All those who loved Robert Mancini as a player may be starting to feel rewarded for their faith in his abilities as a manager. In fact, with the addition of Sergio Agüero to the side and the news of his demands for Arsenal’s Samir Nasri, his team is starting to take shape. Add to this his recent comments about needing one team for the Premier League and one for the Champions League, and the truth is revealed: the reason Man City didn’t make a tilt at the league title last year was that they didn’t have to.
Mancini, far from being the defensive-minded, scarf-wearing outsider that the British media have always presented him as, is in fact an intelligent, cautious and respectful insider as far as the men who run the club are concerned. City did not throw everything at the League last season because Mancini knew he had at least another year and another transfer window to build his team…
It has to be said that it looks like a much more impressive team now. In the encounter against Swansea, not only did Kun immediately impress, but – perhaps more importantly – Dzeko looked at home, Adam Johnson played and Nigel De Jong and Gareth Barry seemed to be comfortable with each other for once, allowing Yaya to link in what is becoming a crucial pivot role for the team. Despite the presence of both De Jong and Barry, City played with only one ball-winning midfielder at a time, allowing one or other of the pair some freedom to either hold, or offer himself once the ball had been won back: much like the ideal Obi Mikel/Essien partnership that Chelsea haven’t quite had for the last two seasons.
As a defensive measure, City’s players simply curtailed their forward runs in the first half to negate Swansea’s wingplay. The fullbacks did not attack with the same fervour that we saw in the preseason game against Inter, which meant that Johnson and Silva had slightly fewer options when coming from wide out. That was to change in the second half, when the sting was taken out of the Premier League new-comers. As Swansea’s pace faded, Micah Richards was free to maraud down the flank, allowing Johnson increased freedom to cut inside.
FIIIIIIIGHT!
It was this fundamental change in the flow of City’s play that led to the first two goals, as space was created by the interchange of attackers and overlapping defenders on the right: in the first instance, Johnson was able to cut inside due to the threat of Richards to set up Dzeko, and in the second it was Richards who profited from Johnson’s movement to play in Agüero. Even the third and fourth goals were born as much of the interchanges as they were of the Argentine’s brilliance: Dzeko played a marvellous ball to put Kun in, but had it not been for Lescott’s thrust forward moments before, he might not have had the space or time to pick his pass. Similarly, the marvellous strike for the fourth goal might not have been possible were it not for the movement in front of the pint-sized flavour of the month.

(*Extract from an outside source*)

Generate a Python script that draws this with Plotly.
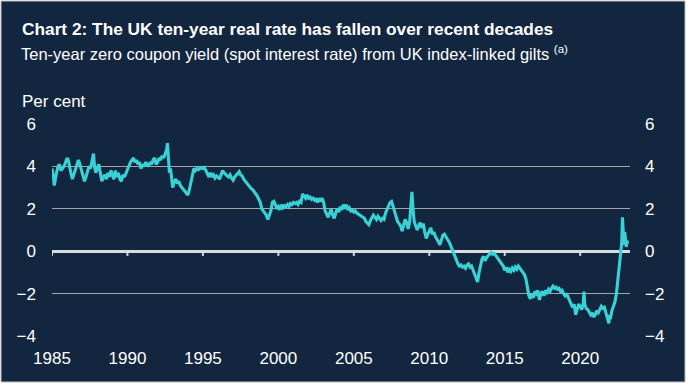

This is not to denigrate the marvellous contribution Agüero made to the game, and hopefully will in the coming season; instead it is to draw attention to the work done by Mancini in building a team in which he seems to be able to flourish straight off. Much was made of his partnership with Silva, but in the after-match car crash interviews, Gary Neville wanted to talk about Dzeko as much as Kun: no mug our Gary, without a shadow of a doubt, to be honest: Dzeko made Silva, Johnson and Agüero even better than they were. Come May, we might be talking about the signing of the season having been made last January.
Except we almost certainly won’t, because in the Schiedt’s Footballing Miscellany semi-official preseason predictions, The Tactical View has chosen Manchester City to win the EPL. Sorry about that, City fans. However, congratulations go to Wigan, QPR and Wolves on almost guaranteeing their top table survival, having been tipped to go down. (Celtic and St Mirren fans will be delighted that I have tipped them to finish second and last respectively in the SPL.) Apologies, then to both Dzeko and Mancini, who despite being somewhat misunderstood in the media, look set to prove the doubters wrong.